Artikel wie die von Klaus Kunze sind gefährlich, weil sie reale Ängste und individuelle Ohnmachtserfahrungen vieler Menschen antizipieren und mit in Teilen der Gesellschaft anschlussfähigen antiamerikanischen bzw. strukturell antisemitischen Ressentiments verquicken. Gleichzeitig, und das unterscheidet Kunze und Co. von anderen Populist:innen, streut er offene Bezüge auf den Nationalsozialismus ein bzw. nutzt sogar Karikaturen aus SS-Zeitschriften. Damit folgt er einer Strategie der Normalisierung von NS-Positionen, die sich im Umfeld der AfD seit längerem beobachten lässt. Dass Björn Höcke sich in dieser Gedankenwelt wiederfindet, überrascht mittlerweile sicher kaum noch.
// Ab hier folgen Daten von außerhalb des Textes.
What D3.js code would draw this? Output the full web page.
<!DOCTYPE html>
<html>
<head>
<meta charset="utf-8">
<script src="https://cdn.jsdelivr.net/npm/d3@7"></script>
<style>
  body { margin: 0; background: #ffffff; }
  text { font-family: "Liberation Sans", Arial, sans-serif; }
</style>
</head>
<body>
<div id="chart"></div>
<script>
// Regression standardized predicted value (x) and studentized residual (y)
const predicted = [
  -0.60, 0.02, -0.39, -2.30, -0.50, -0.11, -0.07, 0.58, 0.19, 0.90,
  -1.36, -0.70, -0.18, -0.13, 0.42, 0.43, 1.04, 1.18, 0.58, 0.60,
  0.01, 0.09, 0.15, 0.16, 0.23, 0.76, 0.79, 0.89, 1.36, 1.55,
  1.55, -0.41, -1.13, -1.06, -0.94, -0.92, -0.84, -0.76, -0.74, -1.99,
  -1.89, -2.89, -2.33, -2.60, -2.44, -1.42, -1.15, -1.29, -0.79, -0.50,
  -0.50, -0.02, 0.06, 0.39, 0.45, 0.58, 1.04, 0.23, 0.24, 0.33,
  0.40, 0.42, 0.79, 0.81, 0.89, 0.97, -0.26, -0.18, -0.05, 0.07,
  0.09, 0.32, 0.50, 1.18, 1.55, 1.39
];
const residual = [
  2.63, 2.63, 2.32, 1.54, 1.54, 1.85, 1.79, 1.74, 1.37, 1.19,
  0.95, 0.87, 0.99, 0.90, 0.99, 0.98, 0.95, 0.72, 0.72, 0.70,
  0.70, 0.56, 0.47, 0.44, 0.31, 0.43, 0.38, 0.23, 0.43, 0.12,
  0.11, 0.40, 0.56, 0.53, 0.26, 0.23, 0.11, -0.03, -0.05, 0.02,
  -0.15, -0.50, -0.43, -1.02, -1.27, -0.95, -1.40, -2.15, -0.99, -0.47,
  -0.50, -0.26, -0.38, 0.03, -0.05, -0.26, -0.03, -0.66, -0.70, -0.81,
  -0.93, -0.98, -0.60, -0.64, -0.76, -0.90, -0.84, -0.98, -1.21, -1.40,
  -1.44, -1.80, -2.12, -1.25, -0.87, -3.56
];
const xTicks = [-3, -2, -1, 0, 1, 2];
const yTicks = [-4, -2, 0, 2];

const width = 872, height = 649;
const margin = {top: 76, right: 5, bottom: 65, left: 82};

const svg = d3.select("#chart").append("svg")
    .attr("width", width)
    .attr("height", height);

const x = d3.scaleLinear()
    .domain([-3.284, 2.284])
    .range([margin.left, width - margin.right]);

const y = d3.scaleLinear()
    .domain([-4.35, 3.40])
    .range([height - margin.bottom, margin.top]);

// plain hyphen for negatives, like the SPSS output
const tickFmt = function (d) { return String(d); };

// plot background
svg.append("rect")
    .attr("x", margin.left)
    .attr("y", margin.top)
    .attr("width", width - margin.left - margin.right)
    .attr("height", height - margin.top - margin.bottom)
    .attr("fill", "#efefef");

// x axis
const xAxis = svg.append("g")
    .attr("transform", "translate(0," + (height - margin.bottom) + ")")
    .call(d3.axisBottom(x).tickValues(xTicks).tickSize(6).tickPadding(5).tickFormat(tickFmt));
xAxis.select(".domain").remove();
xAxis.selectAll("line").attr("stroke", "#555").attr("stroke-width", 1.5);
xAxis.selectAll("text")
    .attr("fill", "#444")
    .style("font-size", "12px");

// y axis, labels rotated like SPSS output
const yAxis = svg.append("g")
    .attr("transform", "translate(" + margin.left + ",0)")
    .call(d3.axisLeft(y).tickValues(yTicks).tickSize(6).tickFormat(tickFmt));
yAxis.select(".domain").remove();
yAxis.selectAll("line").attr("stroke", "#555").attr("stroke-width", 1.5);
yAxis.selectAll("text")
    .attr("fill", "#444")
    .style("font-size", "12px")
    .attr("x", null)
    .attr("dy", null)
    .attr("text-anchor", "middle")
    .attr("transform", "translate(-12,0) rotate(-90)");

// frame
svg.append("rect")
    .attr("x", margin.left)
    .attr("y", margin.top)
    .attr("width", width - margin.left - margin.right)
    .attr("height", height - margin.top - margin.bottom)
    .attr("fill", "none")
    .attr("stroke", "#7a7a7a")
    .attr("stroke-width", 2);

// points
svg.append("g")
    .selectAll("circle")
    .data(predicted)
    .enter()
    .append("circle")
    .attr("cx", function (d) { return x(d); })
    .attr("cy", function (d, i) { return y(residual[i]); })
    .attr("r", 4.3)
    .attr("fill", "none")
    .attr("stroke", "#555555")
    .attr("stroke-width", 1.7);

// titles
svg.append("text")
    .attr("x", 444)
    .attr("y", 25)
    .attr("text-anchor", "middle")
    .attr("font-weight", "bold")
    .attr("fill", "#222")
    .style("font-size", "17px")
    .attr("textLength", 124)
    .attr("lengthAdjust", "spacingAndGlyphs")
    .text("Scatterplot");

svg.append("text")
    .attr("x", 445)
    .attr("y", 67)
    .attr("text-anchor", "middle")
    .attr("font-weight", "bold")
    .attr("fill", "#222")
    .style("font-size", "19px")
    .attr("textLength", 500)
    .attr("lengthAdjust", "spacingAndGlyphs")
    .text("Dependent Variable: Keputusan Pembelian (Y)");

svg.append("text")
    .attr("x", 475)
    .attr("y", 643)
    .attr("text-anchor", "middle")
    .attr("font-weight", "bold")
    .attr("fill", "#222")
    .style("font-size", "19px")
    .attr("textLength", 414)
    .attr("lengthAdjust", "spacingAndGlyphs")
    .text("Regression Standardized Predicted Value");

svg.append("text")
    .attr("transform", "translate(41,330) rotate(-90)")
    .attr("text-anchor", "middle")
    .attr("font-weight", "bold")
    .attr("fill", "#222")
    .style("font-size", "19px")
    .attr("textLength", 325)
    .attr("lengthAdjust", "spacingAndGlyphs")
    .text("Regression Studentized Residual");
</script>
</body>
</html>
[1] Kunze benutzt bewusst nicht den 23. Mai 1949 als Gründungsdatum der BRD, sondern das Jahr 1948 mutmaßlich als Chiffre für die „eigentliche“ Staatsgründung. 1948 steht für die Währungsreform in den von den West-Alliierten kontrollierten Besatzungszonen. Kunze deutet die Währungsreform als Beginn der Herrschaft der globalen „Finanz-Elite“ über das nicht-souveräne Deutschland.
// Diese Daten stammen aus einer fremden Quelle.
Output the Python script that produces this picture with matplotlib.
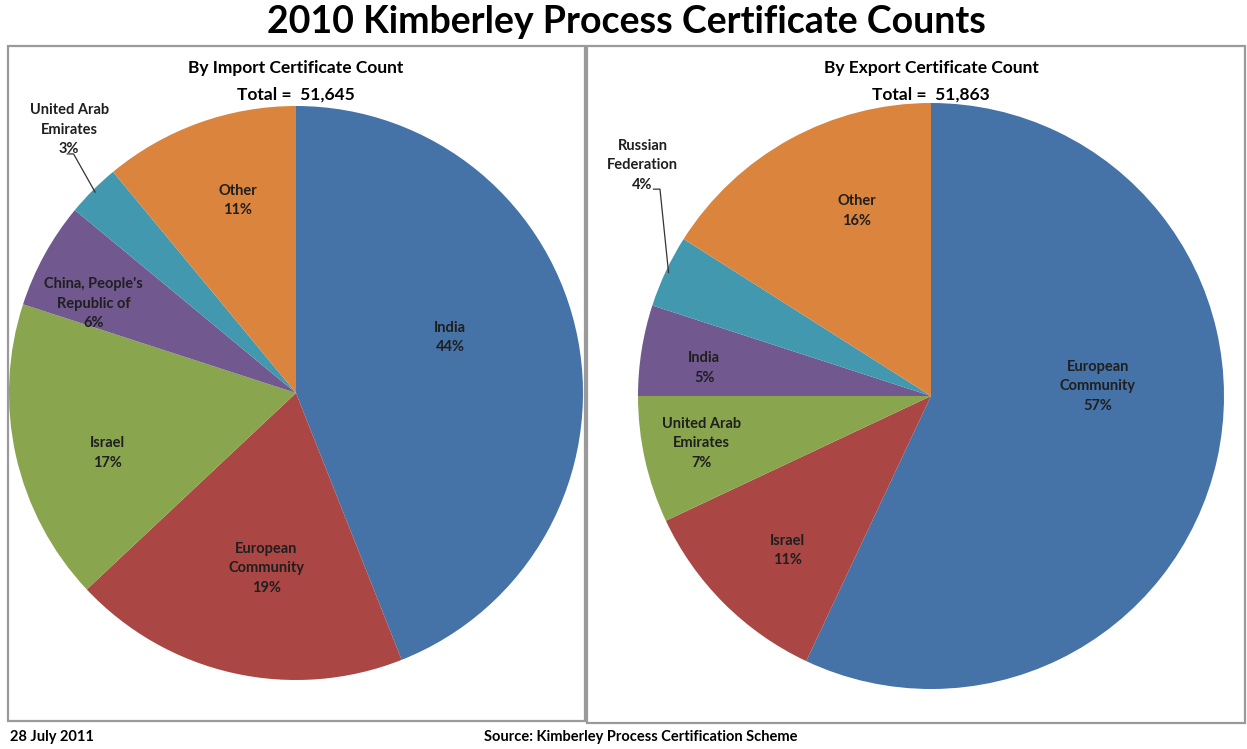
import numpy as np
import matplotlib.pyplot as plt
from matplotlib.patches import Rectangle

# ---- data ----
imp_labels = ["India", "European\nCommunity", "Israel", "China, People's\nRepublic of",
              "United Arab\nEmirates", "Other"]
imp_pct = [44, 19, 17, 6, 3, 11]
imp_total = "51,645"

exp_labels = ["European\nCommunity", "Israel", "United Arab\nEmirates", "India",
              "Russian\nFederation", "Other"]
exp_pct = [57, 11, 7, 5, 4, 16]
exp_total = "51,863"

colors = ["#4572A7", "#AA4643", "#89A54E", "#71588F", "#4198AF", "#DB843D"]

plt.rcParams['font.family'] = ['Lato', 'DejaVu Sans']

W, H = 1247, 749
fig = plt.figure(figsize=(W / 100, H / 100), dpi=100)


def px_rect(x0, y0, x1, y1):
    # pixel box (top-left origin) -> figure fraction rect
    return [x0 / W, 1 - y1 / H, (x1 - x0) / W, (y1 - y0) / H]


# panel borders
for (x0, y0, x1, y1) in [(8, 46, 585, 721), (587, 46, 1245, 723)]:
    fig.patches.append(Rectangle((x0 / W, 1 - y1 / H), (x1 - x0) / W, (y1 - y0) / H,
                                 transform=fig.transFigure, fill=False,
                                 edgecolor="#9a9a9a", linewidth=1.6))

lab_kw = dict(ha="center", va="center", fontsize=10.5, fontweight="bold",
              color="#1f1f1f", linespacing=1.5)


def draw_pie(cx, cy, r, labels, pct, dists, shifts, outside, title, total):
    ax = fig.add_axes(px_rect(cx - r, cy - r, cx + r, cy + r))
    wedges, _ = ax.pie(pct, colors=colors, startangle=90, counterclock=False,
                       radius=1, wedgeprops=dict(linewidth=0))
    ax.set_xlim(-1, 1)
    ax.set_ylim(-1, 1)
    ax.set_aspect("equal")
    ax.axis("off")
    for i, w in enumerate(wedges):
        mid = np.deg2rad((w.theta1 + w.theta2) / 2)
        txt = "%s\n%d%%" % (labels[i], pct[i])
        if dists[i] is None:
            # small slice: label outside with a leader line
            (lx, ly), (kx, ky) = outside
            sx, sy = 0.99 * np.cos(mid), 0.99 * np.sin(mid)
            ax.plot([sx, kx, kx - 0.022], [sy, ky, ky], color="#333333", lw=0.9,
                    clip_on=False)
            ax.text(lx, ly, txt, clip_on=False, **lab_kw)
        else:
            a = mid + np.deg2rad(shifts[i])
            ax.text(dists[i] * np.cos(a), dists[i] * np.sin(a), txt, **lab_kw)
    fig.text(cx / W, 1 - 68 / H, title, ha="center", va="center",
             fontsize=12.5, fontweight="bold")
    fig.text(cx / W, 1 - 95 / H, "Total =  " + total, ha="center", va="center",
             fontsize=12.5, fontweight="bold")


draw_pie(296, 393, 287, imp_labels, imp_pct,
         [0.57, 0.62, 0.69, 0.77, None, 0.70], [9, 3, 5, 5, 0, -3],
         ((-0.79, 0.918), (-0.775, 0.833)),
         "By Import Certificate Count", imp_total)
draw_pie(931, 396, 293, exp_labels, exp_pct,
         [0.57, 0.72, 0.80, 0.78, None, 0.68], [16, 2, -1, 2, 0, -7],
         ((-0.985, 0.788), (-0.925, 0.706)),
         "By Export Certificate Count", exp_total)

fig.text(626 / W, 1 - 22 / H, "2010 Kimberley Process Certificate Counts",
         ha="center", va="center", fontsize=27, fontweight="bold")
fig.text(10 / W, 1 - 737 / H, "28 July 2011", ha="left", va="center",
         fontsize=10.5, fontweight="bold")
fig.text(641 / W, 1 - 737 / H, "Source: Kimberley Process Certification Scheme",
         ha="center", va="center", fontsize=10.5, fontweight="bold")

fig.savefig("out.png", dpi=100)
[2] Woodrow Wilson: The World Must Be Made Safe for Democracy, dort datiert 02.04.1917, URL: https://teachingamericanhistory.org/document/the-world-must-be-made-safe-for-democracy (04.11.2024).
[3] Damsleth war in der norwegischen, faschistischen Partei „Nasjonal Samling“ aktiv gewesen.
[4] Vgl. Kristen Williams Becker: Kultur-Terror: The Composite Monster in Nazi Visula Propaganda. In: Niall Scott (Hrsg.): Monsters and the Monstrous: Myths and Metaphors of Enduring Evil, Amsterdam/ New York 2007, hier S. 81.
[5] Den scheinbar „chaotischen“ amerikanischen Lynchexzessen des KKK wurde die „ordentliche“, staatlich organisierte Rassepolitik des NS entgegengesetzt. Diese Ansicht wurde insbesondere vom NS-Akademiker Heinrich Krieger in „Das Rasserecht in den Vereinigten Staaten“ stark gemacht.